I. Crane's Composition of "A Man and Some Others"

In May of 1893 Crane submitted the Red Badge of Courage manuscript to S. S. McClure, who held it for nearly six months without making a publication decision. Crane retrieved his manuscript in March and offered it to [End Page 189] Irving Bacheller, who bought it for ninety dollars. Bacheller's newspaper syndicate released a shortened, serialized version of the novel, which appeared in several newspapers between 3 and 8 December 1894.

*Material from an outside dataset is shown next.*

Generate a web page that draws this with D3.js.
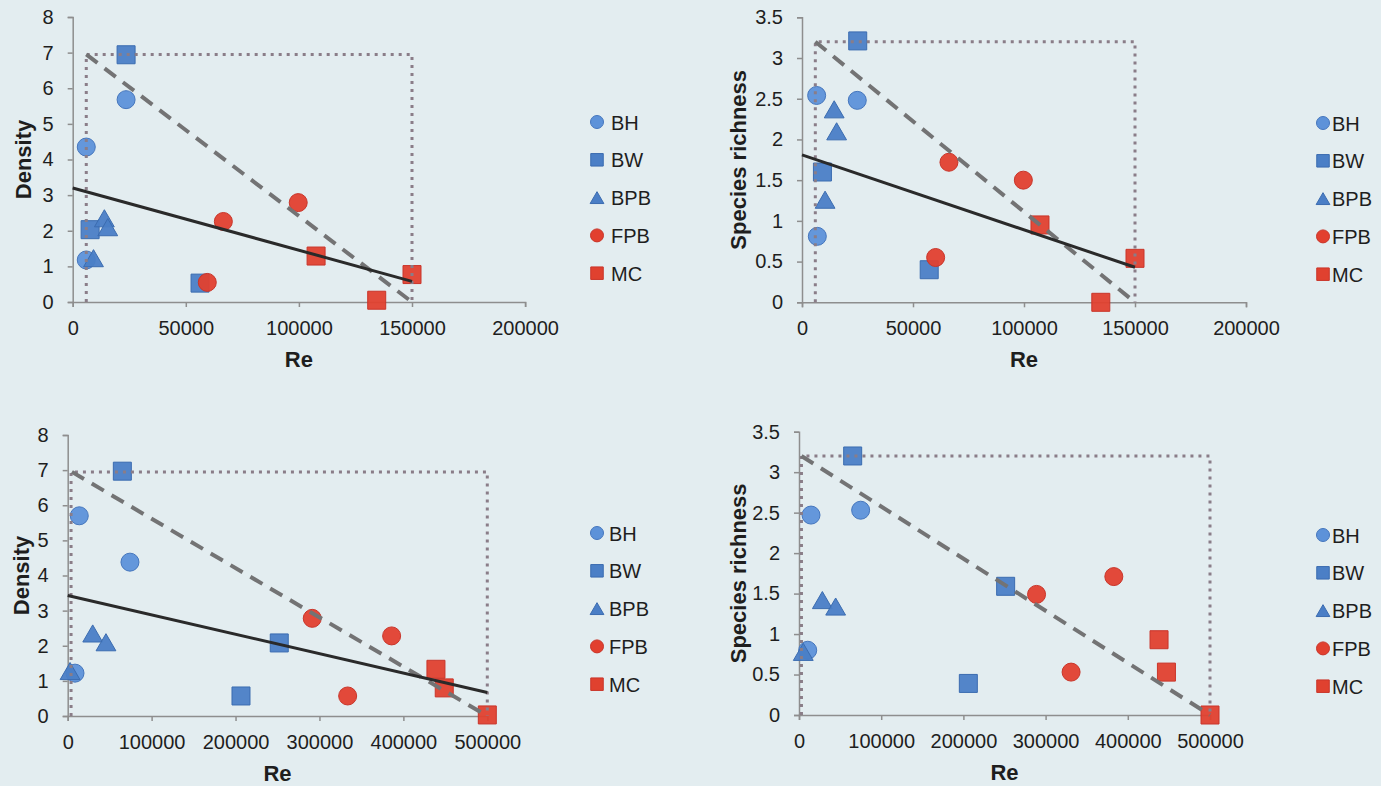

In late January 1895, Bacheller provided Crane with an expense account for an extensive tour of the West and Mexico. After he came back home to New York City, between mid-July and mid-September, some fourteen of his Mexican/Western travel dispatches and short stories were published. The more lasting and significant of these were four stories that drew upon his experiences in Mexico. His immersion into the sights and sounds of city life during his nearly eight weeks in Mexico supplied the atmosphere and texture for "The Wise Men" and "The Five White Mice." But also, during those two months Crane made several days-long forays into the deserts, mountains, and wilderness surrounding Mexico City. Crane's memory of the empty and open landscape and the silent wilderness provided the ambience for "One Dash-Horses" and inspired a setting and furnished the tone for "A Man and Some Others."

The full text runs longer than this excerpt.